No. Even the thought left her exposed, out of control, feeling as she’d vowed never to feel again. No and no and no.
She needed time to think, but that wasn’t going to happen. Alasdair was leaning back, watching her, and she knew if she left this kitchen without making a decision the memory of this man would make her run. Physically, he was a stronger, darker version of Alan.
Alan had betrayed her, used her, conned her, but until that last appalling night he’d never frightened her. But this man... It was almost as if he were looking straight through her.
So leave, she told herself. It’d be easy, to do what she’d first thought when the terms of the will were spelled out. She could stay with Maggie until she found a job.

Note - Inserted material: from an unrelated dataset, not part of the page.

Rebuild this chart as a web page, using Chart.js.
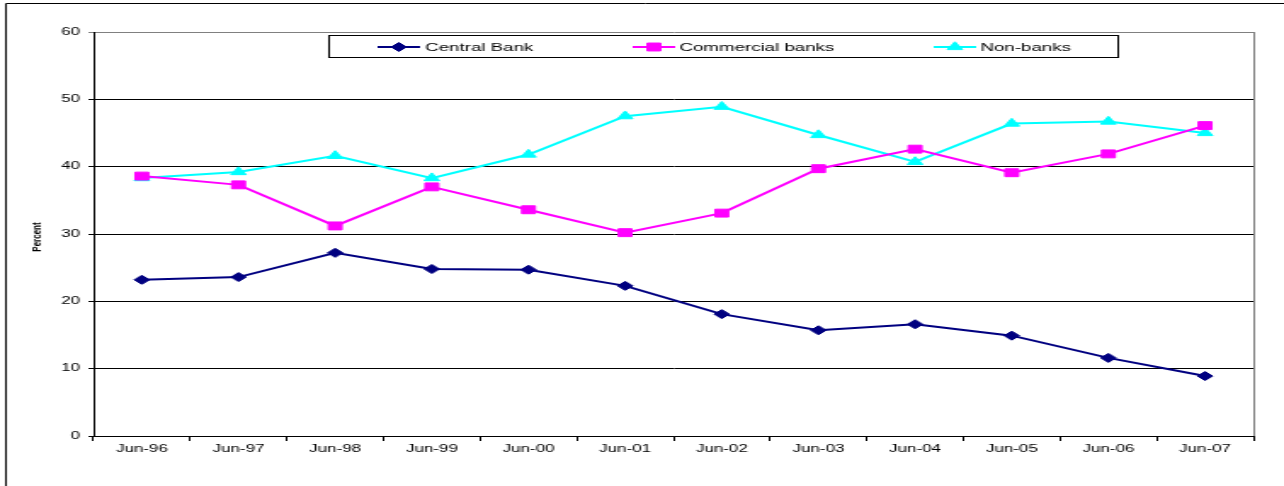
<!DOCTYPE html>
<html>
<head>
<meta charset="utf-8">
<script src="https://cdn.jsdelivr.net/npm/chart.js@4/dist/chart.umd.min.js"></script>
<style>
  html, body { margin: 0; padding: 0; background: #fff; overflow: hidden; }
  #c { display: block; width: 1284px; height: 486px; }
</style>
</head>
<body>
<canvas id="c" width="755" height="486" style="width:1284px;height:486px"></canvas>
<script>
const categories = ['Jun-96','Jun-97','Jun-98','Jun-99','Jun-00','Jun-01','Jun-02','Jun-03','Jun-04','Jun-05','Jun-06','Jun-07'];
const centralBank = [23.2, 23.6, 27.2, 24.8, 24.7, 22.3, 18.1, 15.7, 16.6, 14.9, 11.6, 8.9];
const commercialBanks = [38.6, 37.3, 31.2, 37.0, 33.6, 30.2, 33.1, 39.7, 42.6, 39.1, 41.9, 46.1];
const nonBanks = [38.3, 39.2, 41.6, 38.3, 41.8, 47.5, 48.9, 44.7, 40.7, 46.4, 46.7, 45.0];
const yTicks = [0, 10, 20, 30, 40, 50, 60];
const seriesNames = ['Central Bank', 'Commercial banks', 'Non-banks'];
const yTitle = 'Percent';

const FONT = "'Liberation Sans', Arial, sans-serif";

const framePlugin = {
  id: 'frame',
  beforeDraw(chart) {
    const ctx = chart.ctx;
    ctx.save();
    ctx.fillStyle = '#fff';
    ctx.fillRect(0, 0, chart.width, chart.height);
    ctx.strokeStyle = '#000';
    ctx.lineWidth = 1;
    ctx.beginPath();
    ctx.moveTo(3.5, chart.height + 5);
    ctx.lineTo(3.5, 3.5);
    ctx.lineTo(chart.width + 5, 3.5);
    ctx.stroke();
    ctx.restore();
  },
  afterDraw(chart) {
    const ctx = chart.ctx;
    const a = chart.chartArea;
    ctx.save();
    // right border of plot area
    ctx.strokeStyle = '#808080';
    ctx.lineWidth = 1;
    ctx.beginPath();
    ctx.moveTo(a.right + 0.5, a.top);
    ctx.lineTo(a.right + 0.5, a.bottom);
    ctx.stroke();
    // y title
    ctx.translate(22, (a.top + a.bottom) / 2 + 3);
    ctx.rotate(-Math.PI / 2);
    ctx.fillStyle = '#000';
    ctx.font = 'bold 8px ' + FONT;
    ctx.textAlign = 'center';
    ctx.textBaseline = 'middle';
    ctx.fillText(yTitle, 0, 0);
    ctx.restore();

    // legend
    ctx.save();
    const bx = 193.5, by = 35.5, bw = 464, bh = 22;
    ctx.fillStyle = '#fff';
    ctx.fillRect(bx, by, bw, bh);
    ctx.strokeStyle = '#000';
    ctx.lineWidth = 1;
    ctx.strokeRect(bx, by, bw, bh);
    const items = [
      { x0: 222, x1: 247, tx: 250 },
      { x0: 372, x1: 397, tx: 399.5 },
      { x0: 549, x1: 574, tx: 576.5 }
    ];
    const cy = 47;
    chart.data.datasets.forEach((ds, i) => {
      const it = items[i];
      ctx.strokeStyle = ds.borderColor;
      ctx.lineWidth = ds.borderWidth;
      ctx.beginPath();
      ctx.moveTo(it.x0, cy);
      ctx.lineTo(it.x1, cy);
      ctx.stroke();
    });
    chart.data.datasets.forEach((ds, i) => {
      const it = items[i];
      ctx.fillStyle = ds.pointBackgroundColor;
      ctx.strokeStyle = ds.pointBorderColor;
      ctx.lineWidth = 1;
      Chart.helpers.drawPoint(ctx, { pointStyle: ds.pointStyle, rotation: 0, radius: ds.pointRadius, borderWidth: 1 }, (it.x0 + it.x1) / 2, cy);
      ctx.fillStyle = '#000';
      ctx.font = '11px ' + FONT;
      ctx.textAlign = 'left';
      ctx.textBaseline = 'middle';
      ctx.fillText(seriesNames[i], it.tx, cy + 0.5);
    });
    ctx.restore();
  }
};

function mk(label, data, color, style, r) {
  return {
    label, data,
    borderColor: color,
    backgroundColor: color,
    pointBackgroundColor: color,
    pointBorderColor: color,
    borderWidth: 2,
    pointStyle: style,
    pointRadius: r,
    pointHoverRadius: r,
    pointBorderWidth: 1,
    tension: 0,
    fill: false
  };
}

new Chart(document.getElementById('c'), {
  type: 'line',
  data: {
    labels: categories,
    datasets: [
      mk(seriesNames[0], centralBank, '#000080', 'rectRot', 4.5),
      mk(seriesNames[1], commercialBanks, '#FF00FF', 'rect', 5.6),
      mk(seriesNames[2], nonBanks, '#00FFFF', 'triangle', 5.2)
    ]
  },
  options: {
    responsive: false,
    animation: false,
    devicePixelRatio: 1,
    layout: { padding: { left: 0, right: 18, top: 32, bottom: 0 } },
    plugins: { legend: { display: false }, tooltip: { enabled: false } },
    scales: {
      x: {
        offset: true,
        grid: { display: true, drawOnChartArea: false, drawTicks: true, tickLength: 5, offset: true, color: '#000', lineWidth: 1 },
        border: { display: true, color: '#000', width: 1 },
        ticks: { color: '#000', font: { family: FONT, size: 10 }, padding: 2, maxRotation: 0, autoSkip: false },
        afterFit(s) { s.height = 50; }
      },
      y: {
        min: 0, max: 60,
        afterBuildTicks(s) { s.ticks = yTicks.map(v => ({ value: v })); },
        grid: {
          color: (c) => (c.tick && c.tick.value === 60 ? '#808080' : '#000'),
          lineWidth: 1,
          tickLength: 3,
          drawTicks: true
        },
        border: { display: true, color: '#000', width: 1 },
        ticks: { color: '#000', font: { family: FONT, size: 10 }, padding: 5 },
        afterFit(s) { s.width = 55; }
      }
    }
  },
  plugins: [framePlugin]
});
</script>
</body>
</html>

A job, on Duncairn? There weren’t any.
She glanced around her, at the great kitchen, at the big old range she’d grown to love, at the two dopey dogs at her feet. This place had been her refuge. She’d built it up with such care. Eileen had loved it and so had Jeanie.
It would have broken Eileen’s heart if she’d known Alasdair was forced to let it go. Because of her? Because she lacked courage?
What if...? What if...?
‘Think about it overnight,’ Alasdair said, pushing himself away from the door. ‘But I’m leaving in the morning. I need a decision by then.’
‘I’ve made my decision.’
He stilled.
She’d poured the milk into the flour and turned it to dough without noticing. Now she thumped the dough out of the bowl and flattened it. She picked up her cutter and started cutting, as if perfectly rounded scones were the only thing that mattered in the world.
‘Jeanie...’
She shook her head, trying to figure how to say it. She finished cutting her scones, she reformed and flattened the remaining dough, she cut the rest, she arranged them on the tray and then she paused.
She stared down at the scone tray. They were overworked, too. They wouldn’t rise properly. She should give up now.
But she wouldn’t give up. She’d loved Eileen. Okay, Eileen, you win, she told her silently and then she forced herself to look at the man before her.
‘I’ll do it if I can stay here,’ she managed.
* * *
He didn’t get it. He didn’t understand where this was going, but business acumen told him not to rush in. To wait until she spelled out terms.